As long as readers are hip to the title, however, this shouldn’t be anything more than a minute distraction. In fact, this approach is what makes the second chapter, called simply “Bust,” so good. Moreover, it’s a shame that 1000watt only included four pieces in that chapter. It’s fascinating and surprisingly soothing to read real-time commentary from real estate’s more difficult times.
Ah, but I spoke too soon. It seems that the “update or no” question was applied unevenly. Another Boero column is interrupted with a confusingly-phrased editor’s note (which I’ve rendered in bold below):
Starbucks has lost focus. Dell has become a monolith. In the course of getting big, they let go of something important: Close contact with their customers.
(Editor’s note: Since this was written, this has been substantially corrected.)
It led Starbucks to sell things that look like Egg McMuffins. It made Dell feel OK about keeping customers at continent’s length.
To what does the editor’s second “this” even refer? Is the editor saying the actions of these two companies have been “substantially corrected”? Or perhaps the piece itself has been? Even worse, the whole article is devoted to the way these companies are addressing the issues stated at top, making the editor’s note a totally unnecessary distraction.

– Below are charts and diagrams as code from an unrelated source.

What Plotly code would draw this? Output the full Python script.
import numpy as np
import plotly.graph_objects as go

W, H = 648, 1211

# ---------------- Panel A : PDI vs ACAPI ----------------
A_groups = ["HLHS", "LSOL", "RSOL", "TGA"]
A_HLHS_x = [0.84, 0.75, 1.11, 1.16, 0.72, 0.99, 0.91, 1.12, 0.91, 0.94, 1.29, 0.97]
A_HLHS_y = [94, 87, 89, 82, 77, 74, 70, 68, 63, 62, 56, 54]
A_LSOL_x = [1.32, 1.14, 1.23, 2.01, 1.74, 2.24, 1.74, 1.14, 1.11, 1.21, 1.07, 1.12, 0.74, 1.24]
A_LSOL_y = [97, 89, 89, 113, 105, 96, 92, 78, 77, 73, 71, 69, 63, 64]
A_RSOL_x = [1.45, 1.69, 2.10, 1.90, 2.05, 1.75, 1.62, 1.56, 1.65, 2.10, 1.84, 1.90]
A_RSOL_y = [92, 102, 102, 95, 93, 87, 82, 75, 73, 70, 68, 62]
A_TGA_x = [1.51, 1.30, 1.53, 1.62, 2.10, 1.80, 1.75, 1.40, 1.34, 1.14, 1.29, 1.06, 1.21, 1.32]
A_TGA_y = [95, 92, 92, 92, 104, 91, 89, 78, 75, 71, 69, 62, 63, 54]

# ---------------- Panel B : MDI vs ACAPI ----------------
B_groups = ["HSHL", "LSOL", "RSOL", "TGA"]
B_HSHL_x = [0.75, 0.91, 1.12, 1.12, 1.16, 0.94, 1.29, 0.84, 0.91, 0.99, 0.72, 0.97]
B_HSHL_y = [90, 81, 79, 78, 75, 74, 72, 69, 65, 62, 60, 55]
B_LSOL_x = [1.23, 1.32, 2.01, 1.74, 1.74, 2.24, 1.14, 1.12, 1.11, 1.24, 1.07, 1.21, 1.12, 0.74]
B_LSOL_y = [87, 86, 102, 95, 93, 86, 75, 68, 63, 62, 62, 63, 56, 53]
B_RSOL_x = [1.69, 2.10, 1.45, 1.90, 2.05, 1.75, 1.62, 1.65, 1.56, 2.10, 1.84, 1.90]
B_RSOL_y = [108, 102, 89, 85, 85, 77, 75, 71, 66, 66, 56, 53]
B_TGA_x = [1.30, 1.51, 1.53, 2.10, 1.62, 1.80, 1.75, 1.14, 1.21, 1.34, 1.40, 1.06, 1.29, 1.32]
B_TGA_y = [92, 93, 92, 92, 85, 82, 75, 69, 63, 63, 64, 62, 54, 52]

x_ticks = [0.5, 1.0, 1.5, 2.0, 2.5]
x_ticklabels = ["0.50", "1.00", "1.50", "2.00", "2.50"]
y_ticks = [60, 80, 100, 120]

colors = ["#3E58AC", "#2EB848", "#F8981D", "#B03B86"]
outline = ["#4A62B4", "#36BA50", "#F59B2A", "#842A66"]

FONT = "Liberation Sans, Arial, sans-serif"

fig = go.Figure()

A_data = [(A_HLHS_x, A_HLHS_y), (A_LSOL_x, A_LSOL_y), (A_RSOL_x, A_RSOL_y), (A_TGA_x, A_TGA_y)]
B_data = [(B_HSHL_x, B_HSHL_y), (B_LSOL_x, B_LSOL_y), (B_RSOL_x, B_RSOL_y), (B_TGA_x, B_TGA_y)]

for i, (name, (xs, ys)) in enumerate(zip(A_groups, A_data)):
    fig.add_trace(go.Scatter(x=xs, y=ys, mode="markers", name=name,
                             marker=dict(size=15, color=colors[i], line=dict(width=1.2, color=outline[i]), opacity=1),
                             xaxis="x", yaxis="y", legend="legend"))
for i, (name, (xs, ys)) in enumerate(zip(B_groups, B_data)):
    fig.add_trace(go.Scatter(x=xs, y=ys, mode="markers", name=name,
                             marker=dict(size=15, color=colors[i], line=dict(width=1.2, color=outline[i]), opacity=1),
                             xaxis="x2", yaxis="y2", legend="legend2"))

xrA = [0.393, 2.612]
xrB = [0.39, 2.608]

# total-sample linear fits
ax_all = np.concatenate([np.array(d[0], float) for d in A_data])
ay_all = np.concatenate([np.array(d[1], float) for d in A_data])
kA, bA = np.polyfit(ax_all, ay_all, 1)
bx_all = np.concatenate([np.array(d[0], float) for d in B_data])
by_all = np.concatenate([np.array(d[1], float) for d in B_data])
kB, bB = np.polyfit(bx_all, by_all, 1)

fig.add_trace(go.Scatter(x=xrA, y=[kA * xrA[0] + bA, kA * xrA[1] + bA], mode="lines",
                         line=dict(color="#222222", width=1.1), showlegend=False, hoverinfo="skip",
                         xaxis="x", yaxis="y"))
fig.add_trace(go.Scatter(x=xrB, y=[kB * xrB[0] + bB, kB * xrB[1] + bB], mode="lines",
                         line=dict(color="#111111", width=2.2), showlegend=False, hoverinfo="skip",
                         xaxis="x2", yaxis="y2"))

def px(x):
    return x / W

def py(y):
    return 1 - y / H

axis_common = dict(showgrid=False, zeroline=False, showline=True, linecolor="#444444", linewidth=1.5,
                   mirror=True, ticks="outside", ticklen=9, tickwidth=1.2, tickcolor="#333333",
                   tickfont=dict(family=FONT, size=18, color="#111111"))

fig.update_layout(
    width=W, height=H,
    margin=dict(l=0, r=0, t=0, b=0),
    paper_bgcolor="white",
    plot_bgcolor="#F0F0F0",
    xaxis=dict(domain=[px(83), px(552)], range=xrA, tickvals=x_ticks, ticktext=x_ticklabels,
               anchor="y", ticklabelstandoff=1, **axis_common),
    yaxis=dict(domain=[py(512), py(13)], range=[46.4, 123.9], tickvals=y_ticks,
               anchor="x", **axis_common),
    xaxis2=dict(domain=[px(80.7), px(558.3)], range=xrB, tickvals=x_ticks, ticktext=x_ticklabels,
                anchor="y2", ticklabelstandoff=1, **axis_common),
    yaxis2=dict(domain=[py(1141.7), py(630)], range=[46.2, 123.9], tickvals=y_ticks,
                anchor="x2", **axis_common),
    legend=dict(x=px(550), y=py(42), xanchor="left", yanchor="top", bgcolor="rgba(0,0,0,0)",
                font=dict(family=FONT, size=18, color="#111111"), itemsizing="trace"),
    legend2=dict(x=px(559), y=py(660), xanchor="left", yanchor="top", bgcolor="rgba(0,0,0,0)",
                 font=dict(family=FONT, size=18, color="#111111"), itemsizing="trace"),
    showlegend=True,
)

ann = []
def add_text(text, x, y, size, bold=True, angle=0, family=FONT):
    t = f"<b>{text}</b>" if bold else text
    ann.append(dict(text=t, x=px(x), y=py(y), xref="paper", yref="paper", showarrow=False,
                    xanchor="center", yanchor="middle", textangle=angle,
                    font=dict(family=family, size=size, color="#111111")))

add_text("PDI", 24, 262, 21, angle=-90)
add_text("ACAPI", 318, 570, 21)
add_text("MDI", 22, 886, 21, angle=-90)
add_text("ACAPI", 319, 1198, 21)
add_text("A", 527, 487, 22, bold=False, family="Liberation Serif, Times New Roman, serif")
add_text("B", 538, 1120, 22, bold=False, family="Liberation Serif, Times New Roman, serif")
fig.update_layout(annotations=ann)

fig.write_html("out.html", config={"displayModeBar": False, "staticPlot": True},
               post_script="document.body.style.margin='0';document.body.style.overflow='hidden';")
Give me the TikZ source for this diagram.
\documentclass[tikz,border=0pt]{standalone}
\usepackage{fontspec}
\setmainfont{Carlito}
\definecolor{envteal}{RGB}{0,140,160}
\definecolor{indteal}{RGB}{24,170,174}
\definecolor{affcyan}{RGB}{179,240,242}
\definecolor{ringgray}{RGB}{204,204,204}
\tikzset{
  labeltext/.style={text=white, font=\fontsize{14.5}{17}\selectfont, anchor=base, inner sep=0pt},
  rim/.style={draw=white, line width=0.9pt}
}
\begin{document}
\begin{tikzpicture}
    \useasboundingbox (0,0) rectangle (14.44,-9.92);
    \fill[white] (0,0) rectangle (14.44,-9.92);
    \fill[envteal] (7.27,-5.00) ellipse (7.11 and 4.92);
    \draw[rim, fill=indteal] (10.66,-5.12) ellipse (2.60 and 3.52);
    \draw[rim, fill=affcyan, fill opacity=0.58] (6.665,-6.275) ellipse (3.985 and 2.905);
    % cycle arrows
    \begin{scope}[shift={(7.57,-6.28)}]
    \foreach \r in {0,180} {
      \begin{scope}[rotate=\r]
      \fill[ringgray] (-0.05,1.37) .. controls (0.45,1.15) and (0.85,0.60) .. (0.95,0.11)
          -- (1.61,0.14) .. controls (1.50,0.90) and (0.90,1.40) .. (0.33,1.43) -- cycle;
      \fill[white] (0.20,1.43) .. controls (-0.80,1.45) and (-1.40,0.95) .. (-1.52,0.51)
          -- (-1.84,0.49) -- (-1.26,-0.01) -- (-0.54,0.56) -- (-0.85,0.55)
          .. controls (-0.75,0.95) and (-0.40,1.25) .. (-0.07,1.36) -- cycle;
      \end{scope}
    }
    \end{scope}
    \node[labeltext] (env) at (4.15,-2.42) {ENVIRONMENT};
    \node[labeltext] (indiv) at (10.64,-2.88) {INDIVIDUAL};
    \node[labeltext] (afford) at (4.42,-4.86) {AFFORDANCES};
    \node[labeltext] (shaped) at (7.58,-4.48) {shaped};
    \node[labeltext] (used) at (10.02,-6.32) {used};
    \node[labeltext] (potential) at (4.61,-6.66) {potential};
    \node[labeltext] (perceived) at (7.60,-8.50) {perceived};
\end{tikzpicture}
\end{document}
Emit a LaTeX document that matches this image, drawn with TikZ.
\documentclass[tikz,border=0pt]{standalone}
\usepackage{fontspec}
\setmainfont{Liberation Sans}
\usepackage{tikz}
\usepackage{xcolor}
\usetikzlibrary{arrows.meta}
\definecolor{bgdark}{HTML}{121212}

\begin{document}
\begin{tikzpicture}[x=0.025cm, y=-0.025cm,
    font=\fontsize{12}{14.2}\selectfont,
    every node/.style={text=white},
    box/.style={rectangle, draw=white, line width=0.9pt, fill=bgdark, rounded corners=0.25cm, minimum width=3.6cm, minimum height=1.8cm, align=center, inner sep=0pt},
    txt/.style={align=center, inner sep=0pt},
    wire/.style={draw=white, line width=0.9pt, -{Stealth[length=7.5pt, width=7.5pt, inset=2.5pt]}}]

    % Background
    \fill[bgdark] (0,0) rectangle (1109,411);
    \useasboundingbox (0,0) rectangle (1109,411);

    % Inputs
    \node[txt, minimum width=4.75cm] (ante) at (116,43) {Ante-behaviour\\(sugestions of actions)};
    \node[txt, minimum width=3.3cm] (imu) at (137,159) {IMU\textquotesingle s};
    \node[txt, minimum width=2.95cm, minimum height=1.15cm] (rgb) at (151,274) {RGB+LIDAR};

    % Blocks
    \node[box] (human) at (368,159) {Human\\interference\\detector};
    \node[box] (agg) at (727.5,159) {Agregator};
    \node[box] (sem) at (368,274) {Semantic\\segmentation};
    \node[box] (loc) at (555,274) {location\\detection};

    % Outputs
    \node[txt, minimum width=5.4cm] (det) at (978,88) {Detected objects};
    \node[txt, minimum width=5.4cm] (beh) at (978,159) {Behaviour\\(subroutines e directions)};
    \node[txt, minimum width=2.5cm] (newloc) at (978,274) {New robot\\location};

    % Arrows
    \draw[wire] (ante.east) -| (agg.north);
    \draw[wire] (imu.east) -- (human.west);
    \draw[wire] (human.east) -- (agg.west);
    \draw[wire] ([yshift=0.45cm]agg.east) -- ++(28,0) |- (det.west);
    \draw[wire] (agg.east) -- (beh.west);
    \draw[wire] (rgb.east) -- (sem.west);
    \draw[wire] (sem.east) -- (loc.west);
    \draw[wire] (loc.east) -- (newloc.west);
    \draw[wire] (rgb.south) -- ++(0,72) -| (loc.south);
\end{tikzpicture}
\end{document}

Lesson Four: Get an Editor
Finally, we get to the typos. At least two articles have duplicated paragraphs. As in: You read one paragraph and then the paragraph you just read appears underneath it. I have no clue how that might happen, but it goes to show that just because a piece was edited before it went online doesn’t mean you can skip that process once it becomes a book. If you glean but one tip from this whole review, make it this one: Hire an editor.
This isn’t to say Turn On isn’t worth a read. There are some insightful cross-industry/brand comparisons and thought-provoking trips back into (very) recent history. Just don’t expect more than a collection of blog entries. To be precise, it’s totally worth what I paid for my copy.